Sorunu çözmek diye bir niyet varsa tepelerden başlamak lazım.
Eskilerde 10 Kasım geceleri televizyonda Atatürk’ün ruhuna mevlit okutulur, Ulu Önder’in adı defalarca geçerdi.
Döndük dolaştık bu günlere geldik.
Ünlü bir isim, babası adına yaptırdığı caminin imamı bile, yine babası adına okutulacak mevlitte Atatürk adını anmamak için rapor alınca, taa Karşıyaka’dan, kilometrelerce öteden din adamı getirmek zorunda kalmıştı.
Biz, buna layık mıyız?
Hesap ortada, çözüm nerede?
Türkiye’de yılda ortalama 530 bin kişi hayatını kaybediyor.
Bu, günde yaklaşık 1600 kişi demek. Mezarlıklarda bir kabrin kapladığı toprak alanı 3 metrekare civarında. 1600’ü 3’le çarptığımızda 4800 metrekare ediyor. Yıl bazında rakam 1 milyon 200 bin metrekareyi buluyor.
Ülkemizin yüzölçümü 783 bin 562 kilometre kare.
Bunca matematiksel rakamı, şunun için sıraladım:
Türkiye’nin bugün önemli sorunlarından biri mezarlık alanı sorunudur.
Her geçen gün mezarlıklar, insanlardan uzaklaşıyor ve oraya gidip ziyaret imkanı da kalmıyor.
Nüfus arttıkça, on yıl sonra, yüz yıl sonra ortaya nasıl bir tablo çıkar bilemiyoruz.
Büyük kentler, bu bakımdan daha şanssız. Üç gömüyü üst üste yapan aileler var ama yine de yetmiyor.
Ne yazık ki, bazen verimli tarım arazileri ve ormanlar bile mezarlığa dönüştürülebiliyor.
Bununla ilgili master planlar üzerinde çalışıldığını, gömüleri farklı bir şekilde yapmayı bile öneren uzmanların olduğunu biliyorum.
Ama zor, çok zor bir iş olduğunu da kabul ediyorum.
Küfür mizah değildir
Cem Yılmaz’ın “Erşan Kuneri” tiplemesiyle ilgili videoları izliyorsunuzdur.
Baştan aşağı küfür, argo…
Oysa Türkiye’nin mizah ve güldürü kültüründe küfür argo yoktur.
Şimdi bakıyorsunuz, mizah dergileri de hep belden aşağı.

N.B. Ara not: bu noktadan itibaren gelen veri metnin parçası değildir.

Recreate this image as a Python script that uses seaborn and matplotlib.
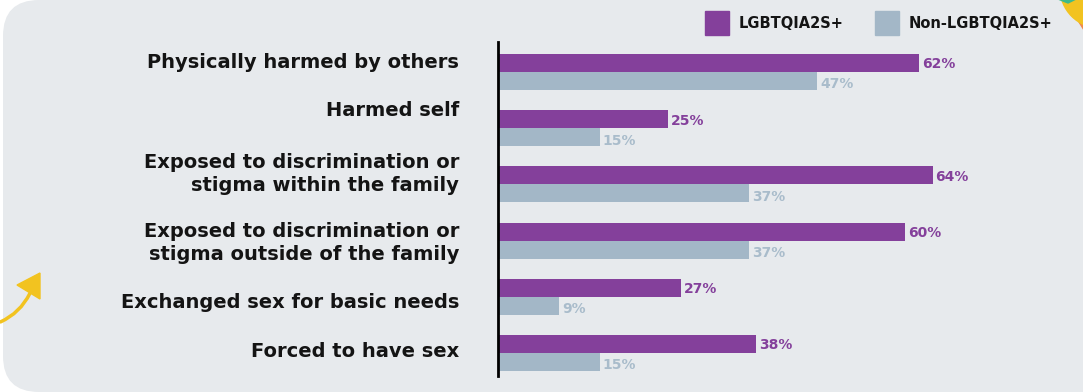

Geçmişte ne Ramiz, ne Semih Balcıoğlu, ne Eflatun Nuri, ne Cafer Zorlu, Nehar Tüblek, Suat yalaz, Tan Oral, Cemal Nadir, mizahı bu hale getirmediler.
Cem Yılmaz’ın yaptığı işi geçmişte yapan İsmail Dümbüllü, Nejat Uygur, Muammer Karaca, Naşit gibi efsane isimler aileye hitap etmeyi ilke belirlediler.
Ancak ne yazık ki; küfür ve argo mizahta müşteri topluyor. Bunu da görüyoruz.
Bu yolculuk, nereye varır, bilmiyoruz.
İBRAHİM ORMANCI
Hanımda unutkanlık başladı. Bana neden kızdığını unutuyor. Bu yüzden günlük tutmaya başladı. Korkuyorum bu kadının zekasından!
***
Gönül ne kahve ister ne de kahvehane. Gönül kahve içip selfie çekmek ister. Beğeniler şahane!
***
Komşu komşunun külüne değil geceleri sessizliğine muhtaçtır net!
***
Aradığım her şeyi buluyorum ama bazen muhatap bulamıyorum kendime!